The starry-eyed advocate of “power to the people” triumphantly raises their head from their paralytic slumber when the spirit of the seventh amendment is enacted. It is far from perfect and a true far cry from fair judiciary reparations for the masses. When the unpaid wages of the employees become the profits of corporate conglomerates, Lady Justice weeps at the feet of the marginalized and exploited. The overproduction of food that strangles economic democracy replaces the collective bargaining power of demand with inflation.

Power to the people parallels the mythos of the phoenix. A fearsome bird arisen from the ashes, it emerges as the fiery symbol of the oppressed collective. Us, you, me, and we all together, are waiting for someone to do something, yet the ego abdicates this responsibility, while the self rises to the occasion of hallowing what once was hollow. We give credence to anything we do in life. We stroke or snuff the flame in all that we do. If the sleeping collective of the American dream were to wake to the atrocities being committed daily, and even openly, what could we see? Beyond the event horizon of change, we must place one foot in front of the other in abandoning deprecated laws designed to inhibit the masses instead of rescuing the perpetrated. We yoke ourselves with the mantle of responsibility when we are called to be jurors of a trial and in those moments exact judiciary revenge on the entities that destabilize us all.

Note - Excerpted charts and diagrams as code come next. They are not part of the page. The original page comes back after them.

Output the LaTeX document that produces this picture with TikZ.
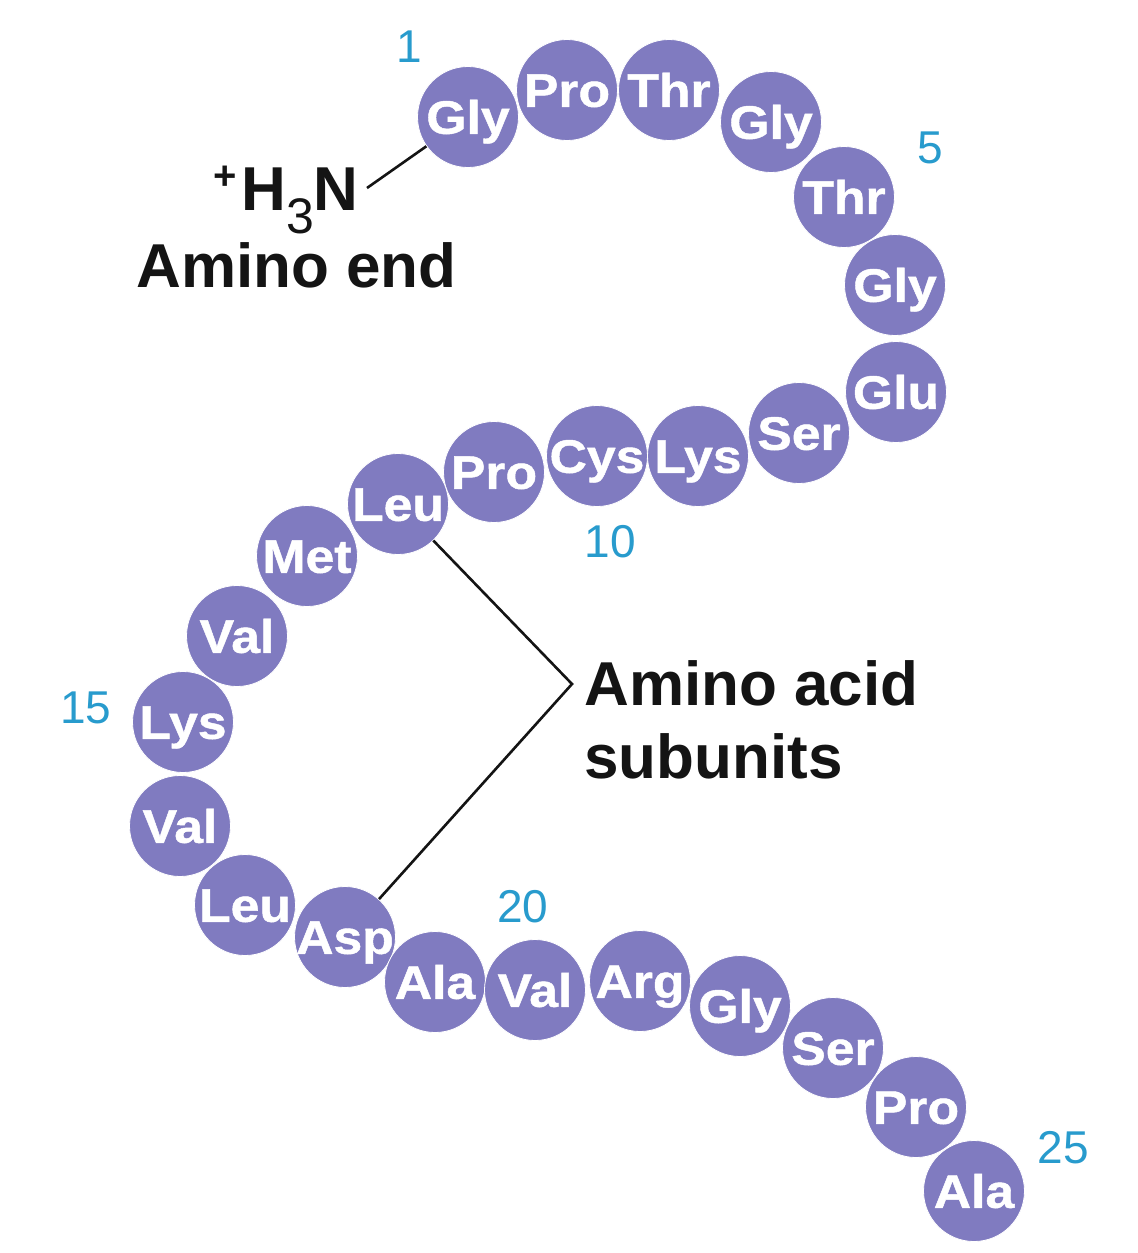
\documentclass[tikz,border=0pt]{standalone}
\usepackage{fontspec}
\setmainfont{Liberation Sans}
\newfontfamily\aafont{Liberation Sans}[FakeStretch=1.1,FakeBold=1]
\definecolor{aacol}{RGB}{128,123,192}
\definecolor{numcol}{RGB}{40,155,205}
\definecolor{ink}{RGB}{20,20,20}
\tikzset{
  aa/.style={circle,fill=aacol,draw=white,line width=0.4pt,minimum size=50.5pt,inner sep=0pt},
  aatext/.style={text=white,inner sep=0pt,text height=16.8pt,text depth=0pt,
    font=\aafont\bfseries\fontsize{23.5pt}{24pt}\selectfont},
  num/.style={text=numcol,inner sep=0pt,font=\fontsize{23pt}{24pt}\selectfont},
  lbl/.style={text=ink,inner sep=0pt,font=\bfseries\fontsize{31pt}{32pt}\selectfont},
  lead/.style={draw=ink,line width=1.3pt}
}
\begin{document}
\begin{tikzpicture}[x=0.5pt,y=-0.5pt]
\fill[white] (0,0) rectangle (1137,1253);
\useasboundingbox (0,0) rectangle (1137,1253);
% amino acid circles
\foreach \i/\x/\y in {1/468/117,2/567/90,3/669/90,4/771/122,5/844/197,6/895/285,
  7/896/392,8/799/433,9/698/456,10/597/456,11/494/472,12/398/504,13/307/556,
  14/237/636,15/183/722,16/180/826,17/245/905,18/345/937,19/435/982,20/535/990,
  21/640/981,22/740/1006,23/833/1048,24/916/1107,25/974/1191}
  \node[aa] (a\i) at (\x,\y) {};
% residue names
\foreach \i/\t in {1/Gly,2/Pro,3/Thr,4/Gly,5/Thr,6/Gly,7/Glu,8/Ser,9/Lys,10/Cys,
  11/Pro,12/Leu,13/Met,14/Val,15/Lys,16/Val,17/Leu,18/Asp,19/Ala,20/Val,
  21/Arg,22/Gly,23/Ser,24/Pro,25/Ala}
  \node[aatext] (t\i) at (a\i) {\t};
% position numbers
\node[num] (n1) at (409,47) {1};
\node[num] (n5) at (930,148) {5};
\node[num] (n10) at (610,542) {10};
\node[num] (n15) at (86,708) {15};
\node[num] (n20) at (523,907) {20};
\node[num] (n25) at (1063,1148) {25};
% amino end
\node[lbl,anchor=base east,text depth=0pt] (h3n) at (359,210)
  {\raisebox{10.3pt}{\fontsize{20pt}{20pt}\selectfont +}\kern2pt H\smash{\raisebox{-11.5pt}{\mdseries\fontsize{25pt}{25pt}\selectfont 3}}N};
\coordinate (h3nend) at (367,188);
\draw[lead] (h3nend) -- (a1);
\node[lbl,anchor=base west] (aend) at (136,287) {Amino end};
% amino acid subunits
\node[lbl,anchor=base west] (sub1) at (584,705) {Amino acid};
\node[lbl,anchor=base west] (sub2) at (584,778) {subunits};
\coordinate (vtx) at (572,684);
\draw[lead,line join=miter] (a12) -- (vtx) -- (a18);
\end{tikzpicture}
\end{document}
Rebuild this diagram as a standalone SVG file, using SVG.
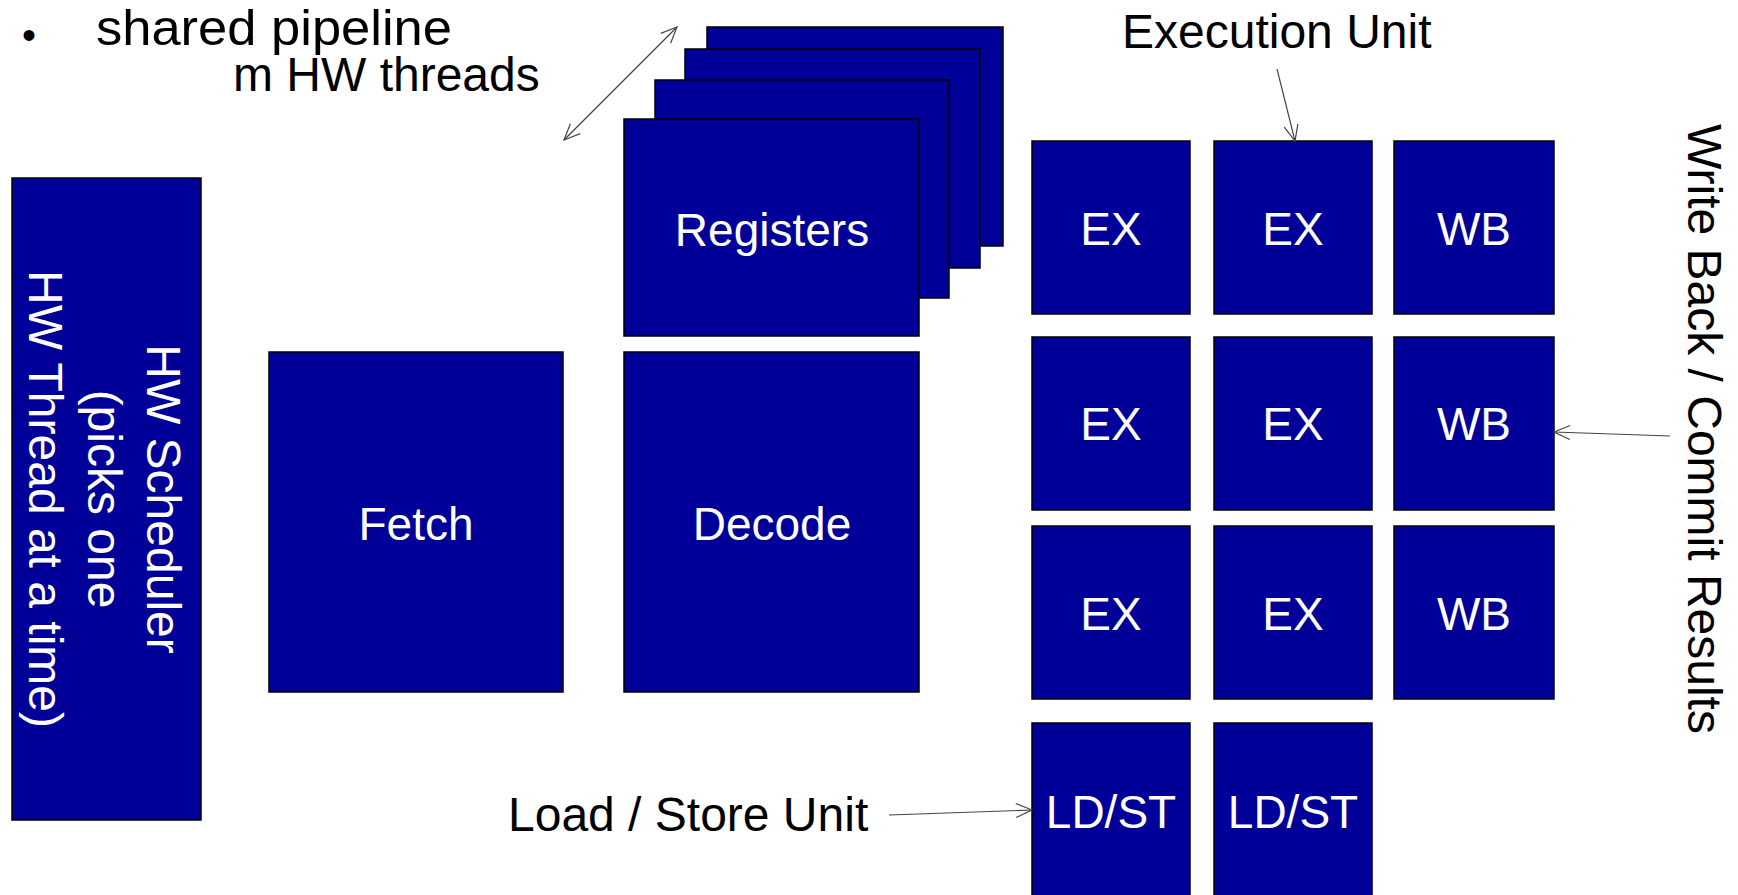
<svg xmlns="http://www.w3.org/2000/svg" width="1738" height="895" viewBox="0 0 1738 895">
<style>
.box{fill:#000099;stroke:#000;stroke-width:1.5}
.lbl{font-family:"Liberation Sans",Arial,sans-serif;font-size:46px;fill:#fff;text-anchor:middle}
.txt{font-family:"Liberation Sans",Arial,sans-serif;font-size:48px;fill:#000}
.conn{fill:none;stroke:#444;stroke-width:1.2}
</style>
<defs>
<marker id="ah" markerUnits="userSpaceOnUse" markerWidth="24" markerHeight="24" refX="18" refY="12" orient="auto-start-reverse" viewBox="0 0 24 24">
<path d="M2,5 L18,12 L2,19" fill="none" stroke="#444" stroke-width="1.2"/>
</marker>
</defs>
<rect width="1738" height="895" fill="#fff"/>

<g id="bullet-text">
<text class="txt" x="22" y="49" style="font-size:40px">•</text>
<text class="txt" x="96" y="45" style="font-size:50px" textLength="356" lengthAdjust="spacingAndGlyphs">shared pipeline</text>
<text class="txt" x="233" y="91">m HW threads</text>
</g>

<g id="hw-scheduler">
<rect class="box" x="12" y="178" width="189" height="642"/>
<text class="lbl" transform="translate(147,499) rotate(90)" style="font-size:48px"><tspan x="0" y="0">HW Scheduler</tspan><tspan x="0" y="59">(picks one</tspan><tspan x="0" y="118">HW Thread at a time)</tspan></text>
</g>

<g id="fetch">
<rect class="box" x="269" y="352" width="294" height="340"/>
<text class="lbl" x="416" y="540">Fetch</text>
</g>

<g id="decode">
<rect class="box" x="624" y="352" width="295" height="340"/>
<text class="lbl" x="772" y="540">Decode</text>
</g>

<g id="registers">
<rect class="box" x="707" y="27" width="296" height="219"/>
<rect class="box" x="685" y="49" width="295" height="219"/>
<rect class="box" x="655" y="80" width="294" height="218"/>
<rect class="box" x="624" y="119" width="295" height="217"/>
<text class="lbl" x="772" y="246">Registers</text>
</g>

<g id="ex-1-1"><rect class="box" x="1032" y="141" width="158" height="173"/><text class="lbl" x="1111" y="245">EX</text></g>
<g id="ex-1-2"><rect class="box" x="1214" y="141" width="158" height="173"/><text class="lbl" x="1293" y="245">EX</text></g>
<g id="wb-1"><rect class="box" x="1394" y="141" width="160" height="173"/><text class="lbl" x="1474" y="245">WB</text></g>

<g id="ex-2-1"><rect class="box" x="1032" y="337" width="158" height="173"/><text class="lbl" x="1111" y="440">EX</text></g>
<g id="ex-2-2"><rect class="box" x="1214" y="337" width="158" height="173"/><text class="lbl" x="1293" y="440">EX</text></g>
<g id="wb-2"><rect class="box" x="1394" y="337" width="160" height="173"/><text class="lbl" x="1474" y="440">WB</text></g>

<g id="ex-3-1"><rect class="box" x="1032" y="526" width="158" height="173"/><text class="lbl" x="1111" y="630">EX</text></g>
<g id="ex-3-2"><rect class="box" x="1214" y="526" width="158" height="173"/><text class="lbl" x="1293" y="630">EX</text></g>
<g id="wb-3"><rect class="box" x="1394" y="526" width="160" height="173"/><text class="lbl" x="1474" y="630">WB</text></g>

<g id="ldst-1"><rect class="box" x="1032" y="723" width="158" height="180"/><text class="lbl" x="1111" y="828">LD/ST</text></g>
<g id="ldst-2"><rect class="box" x="1214" y="723" width="158" height="180"/><text class="lbl" x="1293" y="828">LD/ST</text></g>

<g id="labels">
<text class="txt" x="1122" y="48">Execution Unit</text>
<text class="txt" x="508" y="831">Load / Store Unit</text>
<text class="txt" transform="translate(1688,429) rotate(90)" style="text-anchor:middle">Write Back / Commit Results</text>
</g>

<g id="connectors">
<line class="conn" x1="564" y1="140" x2="677" y2="27" marker-start="url(#ah)" marker-end="url(#ah)"/>
<line class="conn" x1="1277" y1="69" x2="1295" y2="141" marker-end="url(#ah)"/>
<line class="conn" x1="1670" y1="436" x2="1554" y2="432" marker-end="url(#ah)"/>
<line class="conn" x1="889" y1="815" x2="1032" y2="810" marker-end="url(#ah)"/>
</g>
</svg>
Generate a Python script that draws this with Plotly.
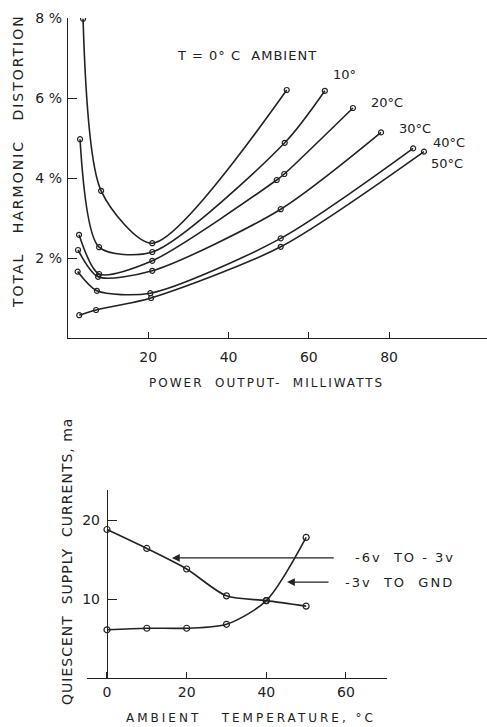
import plotly.graph_objects as go

# ---------------- Top chart: THD vs power output ----------------
thd_labels = ["T = 0° C  AMBIENT", "10°", "20°C", "30°C", "40°C", "50°C"]
p_0 = [3.75, 8.25, 21, 54.5]
d_0 = [7.98, 3.68, 2.37, 6.2]
p_10 = [3.0, 7.75, 21, 54, 64]
d_10 = [4.97, 2.27, 2.15, 4.88, 6.18]
p_20 = [2.75, 7.75, 21, 52, 53.9, 71]
d_20 = [2.58, 1.6, 1.93, 3.95, 4.1, 5.75]
p_30 = [2.5, 7.5, 21, 53, 78]
d_30 = [2.2, 1.53, 1.68, 3.22, 5.14]
p_40 = [2.4, 7.2, 20.5, 53, 86]
d_40 = [1.66, 1.18, 1.12, 2.49, 4.74]
p_50 = [2.8, 7.0, 20.7, 53, 88.7]
d_50 = [0.57, 0.7, 1.0, 2.28, 4.66]

thd_ticks = [2, 4, 6, 8]
thd_ticktext = ["2 %", "4 %", "6 %", "8 %"]
power_ticks = [20, 40, 60, 80]

# ---------------- Bottom chart: supply currents vs temperature ----------------
temps = [0, 10, 20, 30, 40, 50]
i_6to3 = [18.8, 16.4, 13.8, 10.4, 9.8, 9.1]
i_3gnd = [6.1, 6.3, 6.3, 6.8, 9.8, 17.8]
current_ticks = [10, 20]
temp_ticks = [0, 20, 40, 60]
series_names = ["-6v  TO - 3v", "-3v  TO  GND"]

FONT = "DejaVu Sans"
INK = "#222222"

fig = go.Figure()

top_series = [(p_0, d_0), (p_10, d_10), (p_20, d_20), (p_30, d_30), (p_40, d_40), (p_50, d_50)]
for (xs, ys), name in zip(top_series, thd_labels):
    fig.add_trace(go.Scatter(
        x=xs, y=ys, mode="lines+markers", name=name,
        line=dict(color=INK, width=1.6, shape="spline", smoothing=0.75),
        marker=dict(symbol="circle-open", size=5, color=INK, line=dict(width=1.2)),
        xaxis="x", yaxis="y", showlegend=False,
    ))

for xs, ys, name in [(temps, i_6to3, series_names[0]), (temps, i_3gnd, series_names[1])]:
    fig.add_trace(go.Scatter(
        x=xs, y=ys, mode="lines+markers", name=name,
        line=dict(color=INK, width=1.6, shape="spline", smoothing=0.8),
        marker=dict(symbol="circle-open", size=6, color=INK, line=dict(width=1.2)),
        xaxis="x2", yaxis="y2", showlegend=False,
    ))

W, H = 487, 727
NB = "\u00a0"

def ls(t, sp=2):
    return '<span style="letter-spacing:%spx">%s</span>' % (sp, t)

annotations = []
# curve labels (top)
label_pos = [(44.5, 7.07), (69, 6.58), (79.5, 5.9), (86.5, 5.25), (95, 4.9), (94.5, 4.375)]
for i, (txt, (ax_, ay_)) in enumerate(zip(thd_labels, label_pos)):
    annotations.append(dict(x=ax_, y=ay_, xref="x", yref="y",
                            text=ls(txt, 1) if i == 0 else txt, showarrow=False,
                            xanchor="center", yanchor="middle",
                            font=dict(family=FONT, size=13, color=INK)))
# axis titles (top)
annotations.append(dict(x=18 / W, y=1 - 161 / H, xref="paper", yref="paper",
                        xanchor="center", yanchor="middle",
                        text=ls("TOTAL" + NB * 3 + "HARMONIC" + NB * 3 + "DISTORTION", 2), textangle=-90,
                        showarrow=False, font=dict(family=FONT, size=14, color=INK)))
annotations.append(dict(x=266 / W, y=1 - 383 / H, xref="paper", yref="paper",
                        xanchor="center", yanchor="middle",
                        text=ls("POWER" + NB * 2 + "OUTPUT-" + NB * 2 + "MILLIWATTS", 2),
                        showarrow=False, font=dict(family=FONT, size=12, color=INK)))
# axis titles (bottom)
annotations.append(dict(x=67 / W, y=1 - 562 / H, xref="paper", yref="paper",
                        xanchor="center", yanchor="middle",
                        text=ls("QUIESCENT" + NB * 2 + "SUPPLY" + NB * 2 + "CURRENTS," + NB + "ma", 1), textangle=-90,
                        showarrow=False, font=dict(family=FONT, size=14, color=INK)))
annotations.append(dict(x=251 / W, y=1 - 718 / H, xref="paper", yref="paper",
                        xanchor="center", yanchor="middle",
                        text=ls("AMBIENT" + NB * 3 + "TEMPERATURE," + NB + "°C", 3),
                        showarrow=False, font=dict(family=FONT, size=12, color=INK)))
# arrows (bottom)
annotations.append(dict(x=16.3, y=15.2, ax=57.3, ay=15.2, xref="x2", yref="y2", axref="x2", ayref="y2",
                        text="", showarrow=True, arrowhead=2, arrowsize=1.2, arrowwidth=1.3, arrowcolor=INK))
annotations.append(dict(x=45.2, y=12.15, ax=56.0, ay=12.15, xref="x2", yref="y2", axref="x2", ayref="y2",
                        text="", showarrow=True, arrowhead=2, arrowsize=1.2, arrowwidth=1.3, arrowcolor=INK))
annotations.append(dict(x=353 / W, y=15.2, xref="paper", yref="y2", xanchor="left", yanchor="middle",
                        text=ls(series_names[0], 2),
                        showarrow=False, font=dict(family=FONT, size=13, color=INK)))
annotations.append(dict(x=343 / W, y=12.15, xref="paper", yref="y2", xanchor="left", yanchor="middle",
                        text=ls(series_names[1], 2),
                        showarrow=False, font=dict(family=FONT, size=13, color=INK)))

axis_common = dict(showgrid=False, zeroline=False, showline=True, linecolor=INK, linewidth=1.4,
                   ticks="inside", tickcolor=INK, tickwidth=1.2, automargin=False,
                   tickfont=dict(family=FONT, size=14, color=INK))

fig.update_layout(
    width=W, height=H,
    margin=dict(l=0, r=0, t=0, b=0, autoexpand=False),
    paper_bgcolor="white", plot_bgcolor="white",
    showlegend=False,
    xaxis=dict(domain=[68 / W, 1.0], range=[0, 104.4], anchor="y",
               tickvals=power_ticks, ticklen=6, ticklabelstandoff=6, **axis_common),
    yaxis=dict(domain=[1 - 338 / H, 1 - 18 / H], range=[0, 8], anchor="x",
               tickvals=thd_ticks, ticktext=thd_ticktext, ticklen=9, ticklabelstandoff=2, **axis_common),
    xaxis2=dict(domain=[87 / W, 387 / W], range=[-5.02, 70.3], anchor="y2",
                tickvals=temp_ticks, ticklen=6, ticklabelstandoff=1, **axis_common),
    yaxis2=dict(domain=[1 - 678 / H, 1 - 490 / H], range=[0, 23.8], anchor="free", position=107 / W,
                tickvals=current_ticks, ticklen=9, ticklabelstandoff=4, **axis_common),
    annotations=annotations,
)

fig.write_html("out.html",
               config={"displayModeBar": False},
               post_script="document.body.style.margin='0';document.body.style.padding='0';"
                           "document.body.style.overflow='hidden';")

The path to resource recovery, financial independence, intellectual liberty, and freedom of expression is surely a long path ahead. The path of which starts with the individual, one step in front of the other. What greater responsibility is there than our egalitarian and symbiotic relationship to others? We choose the day we set foot on the path. Is it too lofty? Is it too much to embark on? You will never know if you never try. One day or day one, you decide.